The report describes DOD’s Office of Inspector General as overwhelmed by huge increases in the department's budget for the global war on terrorism and the wars in Iraq and Afghanistan. The number of staff investigators in the IG’s office has remained nearly unchanged as DOD's budget has increased from less than $300 billion to more than $600 billion, the report states.

Understaffing has produced gaps in oversight of major weapon systems acquisition, health care fraud and product substitution, said Nick Schwellenbach, national security investigator at the nonprofit oversight group. “The Pentagon's top cop is outgunned,” he said.
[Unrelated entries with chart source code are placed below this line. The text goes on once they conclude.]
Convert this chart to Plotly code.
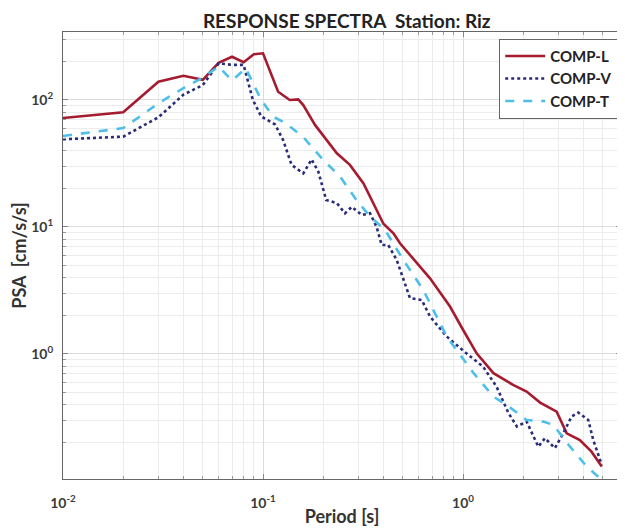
import plotly.graph_objects as go

# ---- data ----
period_L = [0.01, 0.02, 0.03, 0.04, 0.05, 0.06, 0.07, 0.08, 0.09, 0.1, 0.119, 0.136, 0.15, 0.159,
            0.182, 0.234, 0.272, 0.318, 0.37, 0.4, 0.449, 0.484, 0.684, 0.861, 1.0, 1.17, 1.42,
            1.78, 2.08, 2.43, 2.94, 3.3, 3.84, 4.39, 4.94]
psa_L = [72, 80, 139, 155, 144, 196, 219, 198, 229, 233, 116, 100, 101, 91,
         63.6, 38, 30.8, 22, 13.6, 10.6, 8.9, 7.44, 3.94, 2.36, 1.55, 1.01, 0.705,
         0.57, 0.505, 0.414, 0.351, 0.237, 0.21, 0.17, 0.13]

period_V = [0.01, 0.02, 0.03, 0.04, 0.05, 0.06, 0.07, 0.08, 0.089, 0.098, 0.115, 0.126, 0.139,
            0.147, 0.159, 0.175, 0.189, 0.207, 0.234, 0.257, 0.278, 0.312, 0.343, 0.37, 0.392,
            0.423, 0.466, 0.543, 0.622, 0.684, 0.829, 1.04, 1.26, 1.47, 1.69, 1.86, 2.08, 2.38,
            2.57, 2.88, 3.17, 3.49, 3.77, 4.23, 4.48, 4.94]
psa_V = [49, 51.4, 73, 110, 131, 194, 189, 189, 100, 74, 64, 48.4, 30.8,
         29, 26.4, 34, 27.3, 16.3, 15.4, 12.8, 14.4, 12.4, 12.8, 10.0, 7.2,
         7.2, 5.5, 2.75, 2.66, 1.97, 1.37, 1.01, 0.794, 0.553, 0.341, 0.268, 0.293, 0.186,
         0.217, 0.181, 0.237, 0.321, 0.345, 0.302, 0.21, 0.134]

period_T = [0.01, 0.02, 0.03, 0.04, 0.05, 0.06, 0.07, 0.082, 0.097, 0.112, 0.13, 0.159, 0.2,
            0.243, 0.293, 0.343, 0.407, 0.503, 0.633, 0.829, 1.13, 1.42, 1.65, 2.08, 2.52,
            2.83, 3.43, 4.15, 4.84]
psa_T = [52, 60, 94, 124, 150, 183, 142, 178, 103, 74, 65.5, 51, 33.7,
         24.9, 16.3, 12.1, 9.5, 5.5, 3.19, 1.37, 0.705, 0.461, 0.397, 0.302, 0.293,
         0.276, 0.186, 0.13, 0.105]

x_tickvals = [0.01, 0.1, 1]
x_ticktext = ["10<sup>-2</sup>", "10<sup>-1</sup>", "10<sup>0</sup>"]
y_tickvals = [1, 10, 100]
y_ticktext = ["10<sup>0</sup>", "10<sup>1</sup>", "10<sup>2</sup>"]

title_text = "RESPONSE SPECTRA&nbsp;&nbsp;Station:&nbsp;Riz"
x_label = "Period [s]"
y_label = "PSA&nbsp;&nbsp;[cm/s/s]"

FONT = "Lato"


def minor_vals(decades):
    return [m * 10.0 ** d for d in decades for m in range(2, 10)]


fig = go.Figure()
fig.add_trace(go.Scatter(x=period_L, y=psa_L, mode="lines", name="<b>COMP-L</b>",
                         line=dict(color="#A51C30", width=2.6)))
fig.add_trace(go.Scatter(x=period_V, y=psa_V, mode="lines", name="<b>COMP-V</b>",
                         line=dict(color="#2A2C78", width=2.6, dash="dot")))
fig.add_trace(go.Scatter(x=period_T, y=psa_T, mode="lines", name="<b>COMP-T</b>",
                         line=dict(color="#4DBFE8", width=2.6, dash="dash")))

axis_common = dict(
    type="log", showline=True, linecolor="#666666", automargin=False,
    linewidth=1, mirror="ticks", ticks="inside", ticklen=5, tickcolor="#888888",
    showgrid=True, gridcolor="#dcdcdc", gridwidth=1, zeroline=False,
    tickfont=dict(family=FONT, size=14, color="#3a3a3a", weight="bold"),
)
minor_common = dict(ticks="inside", ticklen=3, tickcolor="#999999", showgrid=True,
                    gridcolor="#ececec", gridwidth=1, tickmode="array")

fig.update_xaxes(range=[-2, 0.79], tickmode="array", tickvals=x_tickvals, ticktext=x_ticktext,
                 ticklabelstandoff=11, **axis_common,
                 minor=dict(tickvals=minor_vals([-2, -1, 0]), **minor_common),
                 title=dict(text=f"<b>{x_label}</b>", font=dict(family=FONT, size=18, color="#333333"),
                            standoff=0))
fig.update_yaxes(range=[-0.985, 2.535], tickmode="array", tickvals=y_tickvals, ticktext=y_ticktext,
                 ticklabelstandoff=6, **axis_common,
                 minor=dict(tickvals=minor_vals([-1, 0, 1, 2]), **minor_common),
                 title=dict(text=f"<b>{y_label}</b>", font=dict(family=FONT, size=18, color="#333333"),
                            standoff=2))

# page body has an 8px margin: figure is sized so the plot area lands where the reference has it
fig.update_layout(
    width=617, height=523,
    margin=dict(l=55, r=4, t=24, b=52),
    paper_bgcolor="white", plot_bgcolor="white",
    title=dict(text=f"<b>{title_text}</b>", x=0.549, xanchor="center", y=0.975, yanchor="middle",
               font=dict(family=FONT, size=19, color="#222222")),
    legend=dict(x=0.995, y=0.985, xanchor="right", yanchor="top",
                bgcolor="white", bordercolor="#666666", borderwidth=1,
                font=dict(family=FONT, size=15, color="#222222"),
                tracegroupgap=0, itemwidth=40),
    showlegend=True,
)

fig.write_html("out.html")
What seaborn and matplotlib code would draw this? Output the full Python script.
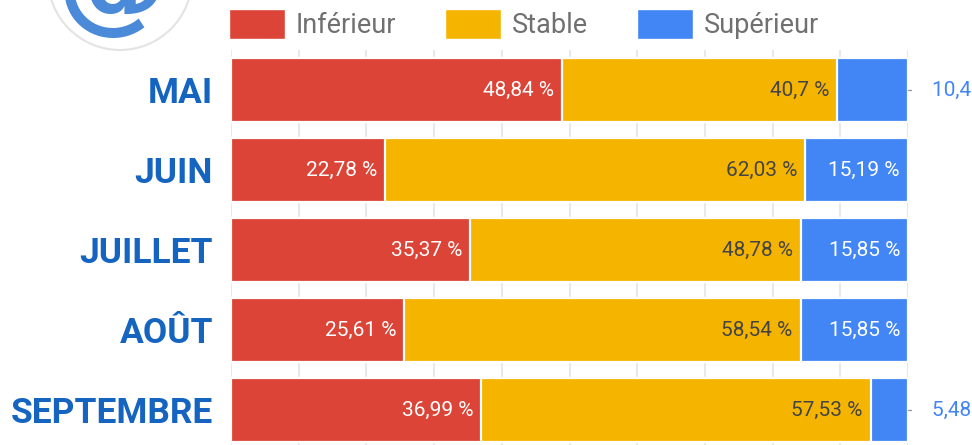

The report documents a trend in which the contract dollar amounts overseen by each DOD IG contract auditor have tripled during the past decade. In fiscal 1997, there was one IG auditor for every $642 million in DOD contracts. By 2007, the ratio had declined to one auditor for every $2.03 billion in contracts, the report states.

In particular, DOD intelligence agencies, which control most intelligence spending, have experienced major reductions in oversight, according to the report.

The report also documents a loss of capacity for investigating complaints of reprisal against whistle-blowers. Despite a sharp increase in the past 10 years in the number of complaints of reprisal by military whistle-blowers — up 62 percent, from 315 to 528 a year — the number of DOD IG staff investigators who look into those complaints has decreased from 22 to 19.

The report, requested by the Senate Armed Services Committee, recommends increasing staffing levels in  DOD's IG office by 481 full-time employees, from 1,437 in fiscal 2008 to 1,918 by fiscal 2015. That increase would add 235 full-time positions in auditing, 125 in investigations, 19 in intelligence, 50 in policy and oversight, and 52 in administrative and support functions.

To get those increases, lawmakers would have to request them in the defense appropriations and authorization bills, Schwellenbach said. “Congress can make it happen.”